Why do you think you are qualified to judge other peoples driving??

Maybe we are all great and you just cant tell


----------



## Guy (May 13, 2002)

> Why should I care if I am a good driver or not when I am so damn great in bed
> 
> Now I'm off to start the 'Why do you think you are a great Shag' thread


ROTFLMAO ;D


----------



## t7 (Nov 2, 2002)

> Why should I care if I am a good driver or not when I am so damn great in bed Â
> 
> Now I'm off to start the 'Why do you think you are a great Shag' thread


lol! go for it AM - it's better than the recent trend for slanging matches...

the worst that can happen is the forum might go downhill a little bit :

L


----------



## phil (May 7, 2002)

> the worst that can happen is the forum might go downhill a little bit :


Er, didn't that happen when Vlastan came along?


----------



## vlastan (May 6, 2002)

> Er, didn't that happen when Vlastan came along?
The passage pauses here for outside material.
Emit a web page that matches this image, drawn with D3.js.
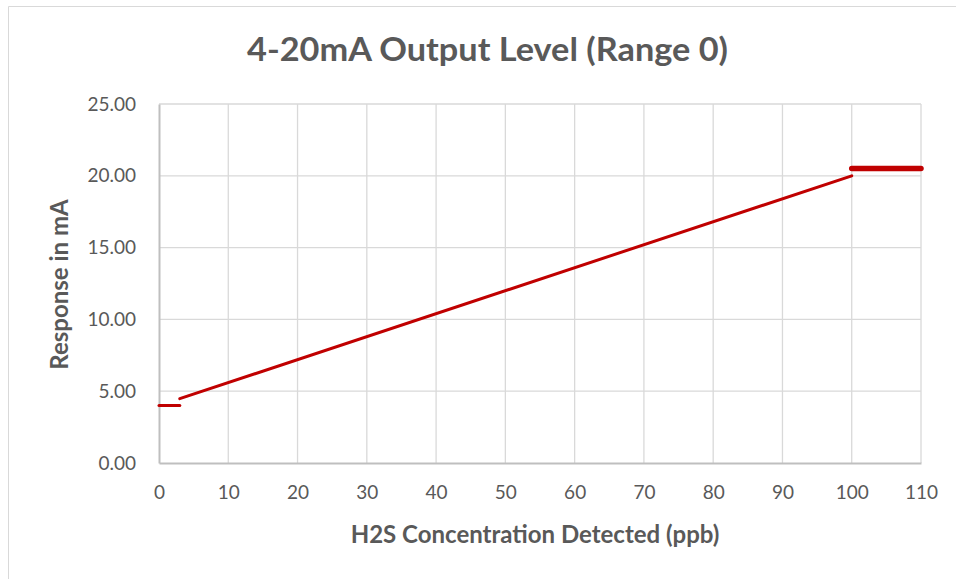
<!DOCTYPE html>
<html lang="en">

<head>
  <meta charset="UTF-8">
  <title>4-20mA Output Level</title>
  <style>
    html,
    body {
      margin: 0;
      background: #fff;
    }

    svg {
      display: block;
    }
  </style>
</head>

<body>
  <svg id="chart" width="956" height="579"></svg>
  <script src="https://cdn.jsdelivr.net/npm/d3@7"></script>
  <script>
    // data
    var xTicks = [0, 10, 20, 30, 40, 50, 60, 70, 80, 90, 100, 110]
    var yTicks = [0, 5, 10, 15, 20, 25]
    // below range: fixed 4 mA
    var lowX = [0, 3]
    var lowY = [4, 4]
    // linear 4-20 mA part
    var rampX = [3, 100]
    var rampY = [4.48, 20]
    // over range
    var highX = [100, 110]
    var highY = [20.5, 20.5]

    var width = 956
    var height = 579
    var grey = '#595959'
    var red = '#c00000'
    var font = 'Lato, Carlito, sans-serif'

    var svg = d3.select('#chart')

    // chart frame
    svg.append('path')
      .attr('d', 'M8.5,' + height + 'V6.5H' + width)
      .attr('fill', 'none')
      .attr('stroke', '#d9d9d9')

    var x = d3.scaleLinear().domain([0, 110]).range([159, 921])
    var y = d3.scaleLinear().domain([0, 25]).range([463, 104])

    // grid
    svg.append('g')
      .attr('stroke', '#d9d9d9')
      .attr('stroke-width', 1.3)
      .selectAll('line.v')
      .data(xTicks.slice(1))
      .join('line')
      .attr('x1', d => x(d))
      .attr('x2', d => x(d))
      .attr('y1', y(25))
      .attr('y2', y(0))

    svg.append('g')
      .attr('stroke', '#d9d9d9')
      .attr('stroke-width', 1.3)
      .selectAll('line')
      .data(yTicks.slice(1))
      .join('line')
      .attr('x1', x(0))
      .attr('x2', x(110))
      .attr('y1', d => y(d))
      .attr('y2', d => y(d))

    // axes
    var xAxis = svg.append('g')
      .attr('transform', `translate(0,${y(0)})`)
      .call(d3.axisBottom(x).tickValues(xTicks).tickSize(0).tickPadding(23))
    var yAxis = svg.append('g')
      .attr('transform', `translate(${x(0)},0)`)
      .call(d3.axisLeft(y).tickValues(yTicks).tickFormat(d3.format('.2f')).tickSize(0).tickPadding(23))

    ;[xAxis, yAxis].forEach(a => {
      a.select('.domain').attr('stroke', '#bfbfbf').attr('stroke-width', 2)
      a.selectAll('text')
        .attr('fill', grey)
        .attr('font-family', font)
        .attr('font-size', 19)
    })

    // series
    var line = d3.line()
      .x(d => x(d[0]))
      .y(d => y(d[1]))

    var segs = [
      { pts: d3.zip(lowX, lowY), w: 3 },
      { pts: d3.zip(rampX, rampY), w: 3 },
      { pts: d3.zip(highX, highY), w: 5.5 }
    ]

    svg.append('g')
      .selectAll('path')
      .data(segs)
      .join('path')
      .attr('d', d => line(d.pts))
      .attr('fill', 'none')
      .attr('stroke', red)
      .attr('stroke-width', d => d.w)
      .attr('stroke-linecap', 'round')

    // titles
    svg.append('text')
      .attr('x', 487.5)
      .attr('y', 61)
      .attr('text-anchor', 'middle')
      .attr('font-family', font)
      .attr('font-weight', 'bold')
      .attr('font-size', 33)
      .attr('textLength', 481)
      .attr('lengthAdjust', 'spacingAndGlyphs')
      .attr('fill', grey)
      .text('4-20mA Output Level (Range 0)')

    svg.append('text')
      .attr('x', 535)
      .attr('y', 543)
      .attr('text-anchor', 'middle')
      .attr('font-family', font)
      .attr('font-weight', 'bold')
      .attr('font-size', 24)
      .attr('fill', grey)
      .text('H2S Concentration Detected (ppb)')

    svg.append('text')
      .attr('transform', 'translate(68,284.5) rotate(-90)')
      .attr('text-anchor', 'middle')
      .attr('font-family', font)
      .attr('font-weight', 'bold')
      .attr('font-size', 24)
      .attr('fill', grey)
      .text('Response in mA')
  </script>
</body>

</html>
What happened then? And when did I come along? :


----------



## nickyb (Dec 29, 2002)

Because i am :


----------



## Guy (May 13, 2002)

Well, the self opinionated are quite evident. 
There are those who think they are good in bed and that is more important and even GaryC, someone who who has obviously thought of various driving aspects says he is crap! (I think someone is telling little porkies here!)

Perhaps the question should have been:

WHAT MAKES YOU A GOOD DRIVER?

n.b. Being great in bed doesn't let you drive very far unless it is a weany car you drive.


----------



## racer (Feb 3, 2003)

I'm crap in bed. I keep falling out!! ;D


----------